Victor-Emmanuel n’était pas aussi commode. Il croyait que toute la science militaire consistait dans la bravoure, et nul n’en avait plus que lui ; il ignorait à peu près tout le reste. Habituellement vantard et peu disposé à faire la part de ses ministres dans l’œuvre commune, il s’expliquait cavalièrement sur leur compte : « Je veille jour et nuit, disait-il, pour mieux conduire mes affaires ; si je n’avais pas eu les yeux grandement ouverts, mes ministres ne m’auraient fait faire que des sottises. » Et même Cavour et Rattazzi, auxquels il reconnaissait quelque sagacité, ne l’avaient eue que « parce qu’ils avaient été dirigés par lui[1]. » Après s’être donné cette satisfaction de paroles, il leur laissait dans les affaires une entière latitude, ne croyant pas diminuer son autorité, persuadé même qu’il la consolidait en demeurant fidèle aux règles constitutionnelles. A l’armée, il se montrait, au contraire, très jaloux d’un commandement qu’il était peu apte à exercer ; il se croyait un grand capitaine, n’admettait pas qu’on en doutât, et craignait qu’en cas de victoire, on attribuât à son chef d’état-major la gloire qu’il voulait pour lui tout seul.

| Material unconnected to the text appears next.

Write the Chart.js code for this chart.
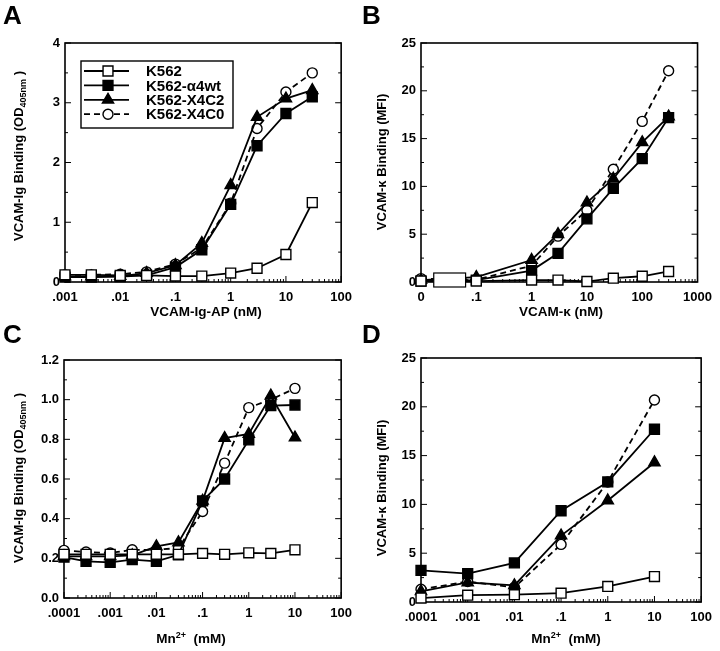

Le chef d’état-major de sa préférence eût été Délia Rocca, qui l’avait été en 1859 ; mais les polémiques acerbes que ce général avait eu à soutenir, à propos des troubles de Turin, avec les hommes du parti au pouvoir ne permettaient pas de le proposer. Le Roi, alors, eût volontiers choisi le général Petitti, qui, à des qualités militaires remarquables, joignait l’attrait de manières charmantes ; alter ego de La Marmora, il entretenait des relations cordiales avec Cialdini. Petitti se récusa ; le choix se réduisit entre La Marmora et Cialdini. Victor-Emmanuel n’aimait ni l’un ni l’autre, pour une même raison : ni l’un ni l’autre ne faisaient cas de ses talens militaires et ne le laisseraient se mêler des opérations à tort et à travers ; tous les deux

  1. Lettre du général Petitti à Chiala du 3 juin 1879, publiée par celui-ci dans l’appendice de son livre si intéressant, si plein de faits et de documens : Ancora un po più di luce.